What to do:
The listing below begins with the first line you should copy; stop after the line containing "seriesColors = ['#9bd5bb', '#65c49b', '#33b67f', '#217955'];", and drop every picture.

Collected data:
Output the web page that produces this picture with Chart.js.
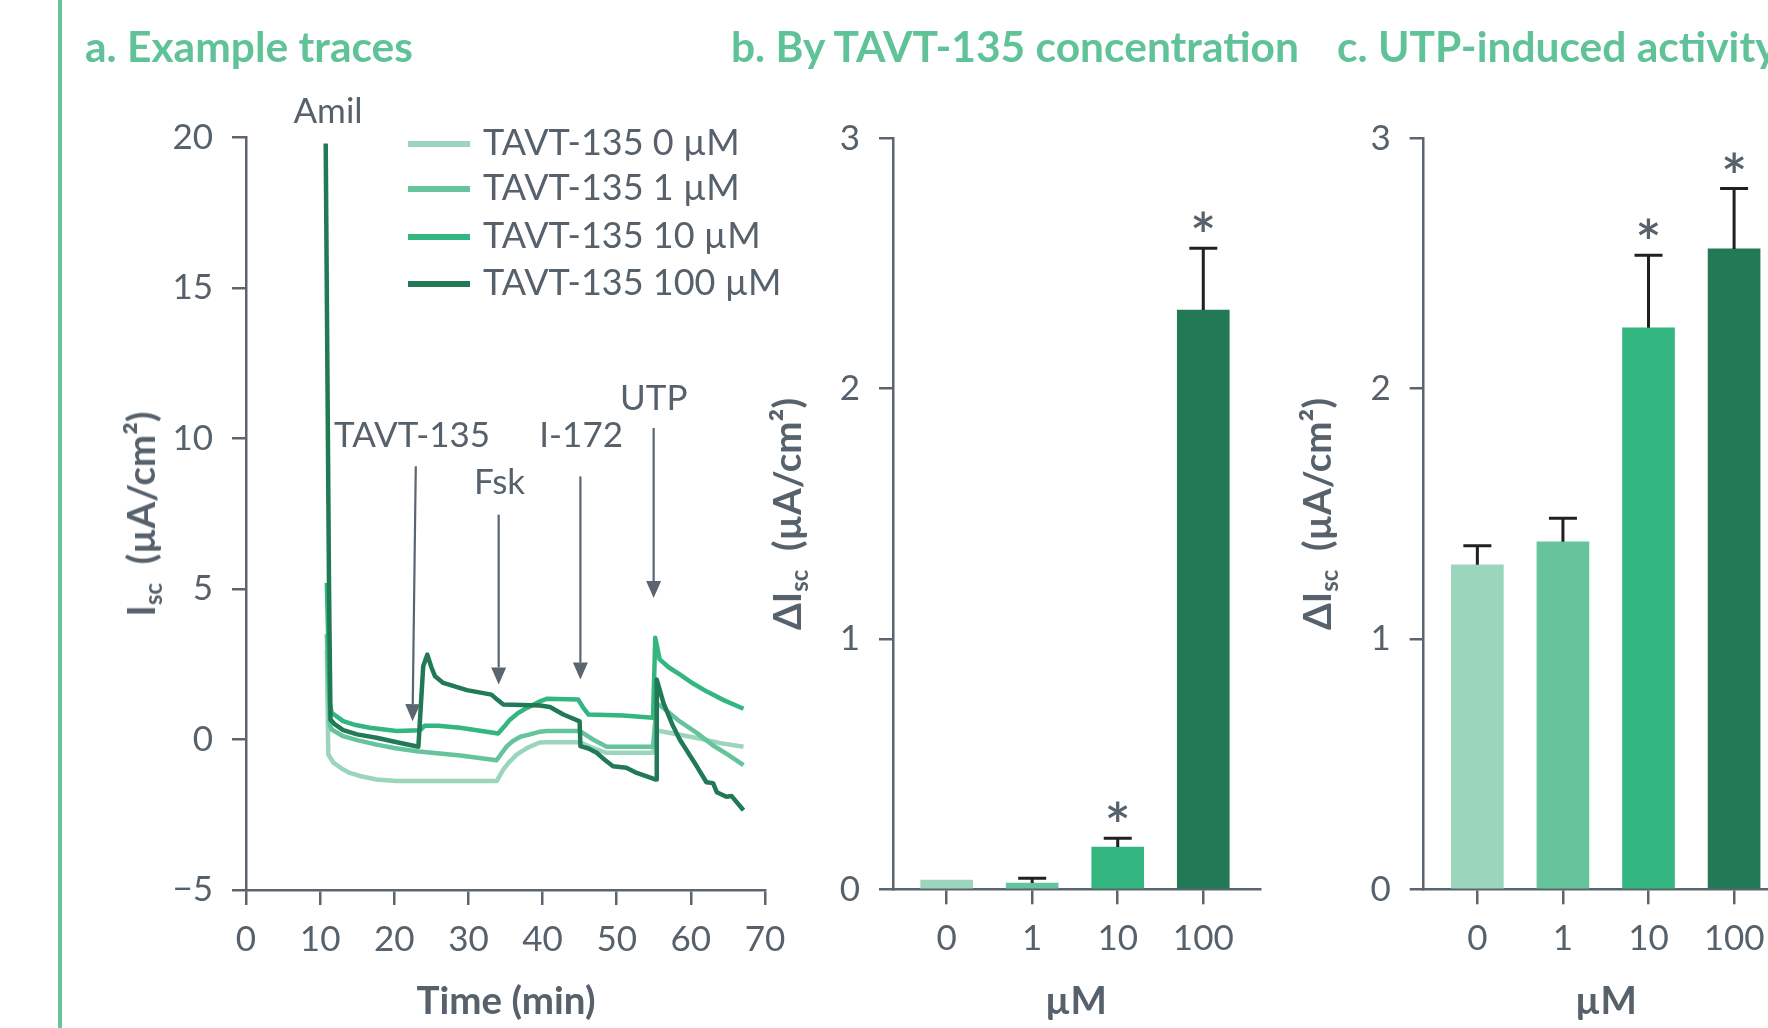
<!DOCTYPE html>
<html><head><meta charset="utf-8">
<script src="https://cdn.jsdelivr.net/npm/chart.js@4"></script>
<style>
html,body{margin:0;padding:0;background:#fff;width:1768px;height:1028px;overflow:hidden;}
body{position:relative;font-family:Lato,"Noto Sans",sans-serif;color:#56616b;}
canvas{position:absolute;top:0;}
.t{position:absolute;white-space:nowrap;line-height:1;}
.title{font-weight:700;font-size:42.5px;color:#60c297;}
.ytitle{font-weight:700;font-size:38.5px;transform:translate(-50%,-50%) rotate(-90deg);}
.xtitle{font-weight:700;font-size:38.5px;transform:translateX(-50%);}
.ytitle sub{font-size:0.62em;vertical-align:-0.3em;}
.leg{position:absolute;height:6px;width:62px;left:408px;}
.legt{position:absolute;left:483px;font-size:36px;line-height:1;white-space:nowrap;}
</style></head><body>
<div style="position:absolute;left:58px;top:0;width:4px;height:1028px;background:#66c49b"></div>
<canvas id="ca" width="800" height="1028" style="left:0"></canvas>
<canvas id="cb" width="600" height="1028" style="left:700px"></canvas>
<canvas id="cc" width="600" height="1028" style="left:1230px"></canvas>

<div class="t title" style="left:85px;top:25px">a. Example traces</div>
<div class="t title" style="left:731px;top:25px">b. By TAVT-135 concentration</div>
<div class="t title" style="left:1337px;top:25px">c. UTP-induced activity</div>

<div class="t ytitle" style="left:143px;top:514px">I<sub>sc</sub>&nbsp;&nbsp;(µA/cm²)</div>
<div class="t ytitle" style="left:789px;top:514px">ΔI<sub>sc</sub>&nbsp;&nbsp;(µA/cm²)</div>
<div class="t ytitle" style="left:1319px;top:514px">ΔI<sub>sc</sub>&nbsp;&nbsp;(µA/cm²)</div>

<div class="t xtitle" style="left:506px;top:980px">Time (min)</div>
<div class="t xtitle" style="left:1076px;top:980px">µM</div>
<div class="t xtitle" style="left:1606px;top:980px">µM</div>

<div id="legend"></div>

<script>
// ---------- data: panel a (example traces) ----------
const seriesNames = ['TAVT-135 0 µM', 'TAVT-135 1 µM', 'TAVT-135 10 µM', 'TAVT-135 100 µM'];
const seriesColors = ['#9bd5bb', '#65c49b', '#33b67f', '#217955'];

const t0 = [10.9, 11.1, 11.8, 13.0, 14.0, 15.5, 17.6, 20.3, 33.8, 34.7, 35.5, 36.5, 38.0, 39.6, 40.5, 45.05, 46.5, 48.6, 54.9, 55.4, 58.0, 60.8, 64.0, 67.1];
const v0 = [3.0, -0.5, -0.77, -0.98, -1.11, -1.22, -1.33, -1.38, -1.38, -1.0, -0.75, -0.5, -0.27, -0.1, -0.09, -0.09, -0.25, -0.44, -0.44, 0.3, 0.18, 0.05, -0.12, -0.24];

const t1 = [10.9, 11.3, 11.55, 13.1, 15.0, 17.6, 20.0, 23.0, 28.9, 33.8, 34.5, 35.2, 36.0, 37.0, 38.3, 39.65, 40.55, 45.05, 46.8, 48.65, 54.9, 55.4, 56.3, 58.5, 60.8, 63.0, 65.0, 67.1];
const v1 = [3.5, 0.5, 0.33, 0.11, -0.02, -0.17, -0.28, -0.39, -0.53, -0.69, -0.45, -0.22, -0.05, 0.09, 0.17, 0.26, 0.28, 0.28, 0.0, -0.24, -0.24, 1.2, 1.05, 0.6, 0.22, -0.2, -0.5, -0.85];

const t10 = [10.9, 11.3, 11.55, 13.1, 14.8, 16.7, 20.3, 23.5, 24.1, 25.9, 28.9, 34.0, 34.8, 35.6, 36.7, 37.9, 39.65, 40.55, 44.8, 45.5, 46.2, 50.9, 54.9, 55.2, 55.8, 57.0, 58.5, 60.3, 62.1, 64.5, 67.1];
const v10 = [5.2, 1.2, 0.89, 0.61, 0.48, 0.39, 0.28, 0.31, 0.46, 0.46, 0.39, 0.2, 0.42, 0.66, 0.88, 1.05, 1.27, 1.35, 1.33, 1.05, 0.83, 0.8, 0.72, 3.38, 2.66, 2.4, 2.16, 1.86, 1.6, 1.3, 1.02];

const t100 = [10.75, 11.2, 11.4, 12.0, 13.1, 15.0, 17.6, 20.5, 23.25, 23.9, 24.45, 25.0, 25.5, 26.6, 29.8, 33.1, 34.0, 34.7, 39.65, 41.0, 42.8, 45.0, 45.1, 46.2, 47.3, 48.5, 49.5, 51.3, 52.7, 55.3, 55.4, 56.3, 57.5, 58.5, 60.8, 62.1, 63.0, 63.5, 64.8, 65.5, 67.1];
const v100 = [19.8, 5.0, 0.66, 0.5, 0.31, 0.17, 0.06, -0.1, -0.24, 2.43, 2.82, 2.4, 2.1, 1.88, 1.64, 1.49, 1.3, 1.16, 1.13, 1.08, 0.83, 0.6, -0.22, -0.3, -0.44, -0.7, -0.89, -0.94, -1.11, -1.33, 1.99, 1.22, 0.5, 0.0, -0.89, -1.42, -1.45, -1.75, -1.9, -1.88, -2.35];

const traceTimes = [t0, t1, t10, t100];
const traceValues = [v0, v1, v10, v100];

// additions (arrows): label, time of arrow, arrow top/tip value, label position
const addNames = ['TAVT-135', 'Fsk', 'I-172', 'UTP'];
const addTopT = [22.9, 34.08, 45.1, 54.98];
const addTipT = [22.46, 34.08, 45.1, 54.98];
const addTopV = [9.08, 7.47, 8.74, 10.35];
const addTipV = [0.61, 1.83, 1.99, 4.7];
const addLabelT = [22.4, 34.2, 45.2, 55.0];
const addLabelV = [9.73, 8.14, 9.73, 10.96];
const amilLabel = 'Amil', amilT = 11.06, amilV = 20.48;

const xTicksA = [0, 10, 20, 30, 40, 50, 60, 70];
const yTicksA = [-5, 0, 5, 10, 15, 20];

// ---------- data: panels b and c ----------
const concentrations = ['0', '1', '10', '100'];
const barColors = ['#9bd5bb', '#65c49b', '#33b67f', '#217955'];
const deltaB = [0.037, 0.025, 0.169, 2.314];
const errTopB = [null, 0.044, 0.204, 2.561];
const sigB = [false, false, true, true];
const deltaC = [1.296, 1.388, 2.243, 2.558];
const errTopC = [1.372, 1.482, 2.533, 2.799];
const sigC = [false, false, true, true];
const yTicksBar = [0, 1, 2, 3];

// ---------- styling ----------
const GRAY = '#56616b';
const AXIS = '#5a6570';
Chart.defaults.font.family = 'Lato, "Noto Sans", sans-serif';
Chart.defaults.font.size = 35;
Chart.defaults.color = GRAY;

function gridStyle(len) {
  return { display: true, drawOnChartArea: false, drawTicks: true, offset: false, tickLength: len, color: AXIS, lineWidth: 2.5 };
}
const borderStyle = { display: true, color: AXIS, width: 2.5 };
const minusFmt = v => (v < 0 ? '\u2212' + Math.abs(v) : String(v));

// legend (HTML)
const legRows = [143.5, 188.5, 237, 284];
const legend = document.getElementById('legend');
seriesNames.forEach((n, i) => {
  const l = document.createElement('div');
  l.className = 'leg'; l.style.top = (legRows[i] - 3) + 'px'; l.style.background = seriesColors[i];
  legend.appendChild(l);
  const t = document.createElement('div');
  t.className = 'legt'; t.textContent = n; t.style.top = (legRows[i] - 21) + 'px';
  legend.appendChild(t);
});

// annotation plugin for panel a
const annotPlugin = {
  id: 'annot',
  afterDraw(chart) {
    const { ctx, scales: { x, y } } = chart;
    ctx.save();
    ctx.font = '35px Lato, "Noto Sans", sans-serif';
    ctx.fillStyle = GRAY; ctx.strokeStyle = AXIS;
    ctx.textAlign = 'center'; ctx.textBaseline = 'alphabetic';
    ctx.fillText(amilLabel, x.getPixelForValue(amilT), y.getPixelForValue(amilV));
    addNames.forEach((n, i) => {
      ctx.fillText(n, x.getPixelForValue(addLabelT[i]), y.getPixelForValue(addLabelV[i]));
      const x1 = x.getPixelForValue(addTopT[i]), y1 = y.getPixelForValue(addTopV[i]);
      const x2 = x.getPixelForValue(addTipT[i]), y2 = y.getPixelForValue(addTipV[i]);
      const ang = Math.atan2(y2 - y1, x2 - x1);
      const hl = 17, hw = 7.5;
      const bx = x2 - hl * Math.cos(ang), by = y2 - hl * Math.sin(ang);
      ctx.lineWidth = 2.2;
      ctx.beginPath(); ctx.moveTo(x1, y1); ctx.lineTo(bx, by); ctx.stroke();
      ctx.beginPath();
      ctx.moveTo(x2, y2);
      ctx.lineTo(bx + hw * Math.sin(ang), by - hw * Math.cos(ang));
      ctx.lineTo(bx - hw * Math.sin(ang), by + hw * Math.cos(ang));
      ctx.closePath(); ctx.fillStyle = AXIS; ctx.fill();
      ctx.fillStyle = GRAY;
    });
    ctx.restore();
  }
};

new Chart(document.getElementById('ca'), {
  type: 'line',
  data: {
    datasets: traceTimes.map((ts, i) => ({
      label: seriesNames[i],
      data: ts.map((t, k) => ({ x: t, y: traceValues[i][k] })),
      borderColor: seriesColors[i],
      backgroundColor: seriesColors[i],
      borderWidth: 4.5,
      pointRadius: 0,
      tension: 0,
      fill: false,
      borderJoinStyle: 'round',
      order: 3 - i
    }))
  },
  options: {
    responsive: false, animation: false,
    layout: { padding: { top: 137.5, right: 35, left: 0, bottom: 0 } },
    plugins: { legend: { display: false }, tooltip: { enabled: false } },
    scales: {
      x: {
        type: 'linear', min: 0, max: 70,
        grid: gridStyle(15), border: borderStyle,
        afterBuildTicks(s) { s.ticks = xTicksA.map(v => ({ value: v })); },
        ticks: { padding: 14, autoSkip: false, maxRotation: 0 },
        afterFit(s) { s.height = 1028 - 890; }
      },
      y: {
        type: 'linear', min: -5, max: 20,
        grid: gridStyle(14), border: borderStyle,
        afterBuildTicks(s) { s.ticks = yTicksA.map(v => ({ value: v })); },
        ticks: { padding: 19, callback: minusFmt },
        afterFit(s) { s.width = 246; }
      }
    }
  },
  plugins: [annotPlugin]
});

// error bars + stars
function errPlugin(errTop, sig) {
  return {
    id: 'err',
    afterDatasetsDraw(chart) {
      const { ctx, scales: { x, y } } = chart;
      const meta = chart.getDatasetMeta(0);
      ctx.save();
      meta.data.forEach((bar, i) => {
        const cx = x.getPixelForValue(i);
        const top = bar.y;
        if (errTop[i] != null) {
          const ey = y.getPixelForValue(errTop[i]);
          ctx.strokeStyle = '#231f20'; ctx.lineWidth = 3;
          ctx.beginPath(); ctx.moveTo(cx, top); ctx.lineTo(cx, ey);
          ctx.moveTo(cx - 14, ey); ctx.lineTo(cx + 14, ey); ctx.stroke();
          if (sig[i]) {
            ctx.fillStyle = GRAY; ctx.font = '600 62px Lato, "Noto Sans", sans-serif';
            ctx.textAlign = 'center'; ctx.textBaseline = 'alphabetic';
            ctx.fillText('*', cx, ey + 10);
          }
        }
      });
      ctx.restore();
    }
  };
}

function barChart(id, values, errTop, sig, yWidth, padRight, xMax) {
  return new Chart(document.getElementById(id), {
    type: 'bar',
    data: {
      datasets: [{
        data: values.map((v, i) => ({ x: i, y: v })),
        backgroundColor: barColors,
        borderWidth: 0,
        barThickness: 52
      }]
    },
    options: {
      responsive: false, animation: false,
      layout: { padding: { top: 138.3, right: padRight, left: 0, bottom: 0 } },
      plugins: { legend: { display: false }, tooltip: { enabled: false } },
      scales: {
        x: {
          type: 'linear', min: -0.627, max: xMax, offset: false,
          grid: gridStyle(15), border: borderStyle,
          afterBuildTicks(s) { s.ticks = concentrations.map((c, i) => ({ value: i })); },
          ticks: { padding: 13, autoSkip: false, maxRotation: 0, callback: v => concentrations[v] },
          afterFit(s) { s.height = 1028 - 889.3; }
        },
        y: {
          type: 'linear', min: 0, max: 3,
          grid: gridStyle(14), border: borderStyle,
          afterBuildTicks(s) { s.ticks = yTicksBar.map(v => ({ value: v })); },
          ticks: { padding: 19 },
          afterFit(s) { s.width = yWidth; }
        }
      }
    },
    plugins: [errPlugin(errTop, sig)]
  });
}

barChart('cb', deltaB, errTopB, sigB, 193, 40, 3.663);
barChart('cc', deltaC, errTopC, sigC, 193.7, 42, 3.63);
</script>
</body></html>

Solution to this problem:
Output the web page that produces this picture with Chart.js.
<!DOCTYPE html>
<html><head><meta charset="utf-8">
<script src="https://cdn.jsdelivr.net/npm/chart.js@4"></script>
<style>
html,body{margin:0;padding:0;background:#fff;width:1768px;height:1028px;overflow:hidden;}
body{position:relative;font-family:Lato,"Noto Sans",sans-serif;color:#56616b;}
canvas{position:absolute;top:0;}
.t{position:absolute;white-space:nowrap;line-height:1;}
.title{font-weight:700;font-size:42.5px;color:#60c297;}
.ytitle{font-weight:700;font-size:38.5px;transform:translate(-50%,-50%) rotate(-90deg);}
.xtitle{font-weight:700;font-size:38.5px;transform:translateX(-50%);}
.ytitle sub{font-size:0.62em;vertical-align:-0.3em;}
.leg{position:absolute;height:6px;width:62px;left:408px;}
.legt{position:absolute;left:483px;font-size:36px;line-height:1;white-space:nowrap;}
</style></head><body>
<div style="position:absolute;left:58px;top:0;width:4px;height:1028px;background:#66c49b"></div>
<canvas id="ca" width="800" height="1028" style="left:0"></canvas>
<canvas id="cb" width="600" height="1028" style="left:700px"></canvas>
<canvas id="cc" width="600" height="1028" style="left:1230px"></canvas>

<div class="t title" style="left:85px;top:25px">a. Example traces</div>
<div class="t title" style="left:731px;top:25px">b. By TAVT-135 concentration</div>
<div class="t title" style="left:1337px;top:25px">c. UTP-induced activity</div>

<div class="t ytitle" style="left:143px;top:514px">I<sub>sc</sub>&nbsp;&nbsp;(µA/cm²)</div>
<div class="t ytitle" style="left:789px;top:514px">ΔI<sub>sc</sub>&nbsp;&nbsp;(µA/cm²)</div>
<div class="t ytitle" style="left:1319px;top:514px">ΔI<sub>sc</sub>&nbsp;&nbsp;(µA/cm²)</div>

<div class="t xtitle" style="left:506px;top:980px">Time (min)</div>
<div class="t xtitle" style="left:1076px;top:980px">µM</div>
<div class="t xtitle" style="left:1606px;top:980px">µM</div>

<div id="legend"></div>

<script>
// ---------- data: panel a (example traces) ----------
const seriesNames = ['TAVT-135 0 µM', 'TAVT-135 1 µM', 'TAVT-135 10 µM', 'TAVT-135 100 µM'];
const seriesColors = ['#9bd5bb', '#65c49b', '#33b67f', '#217955'];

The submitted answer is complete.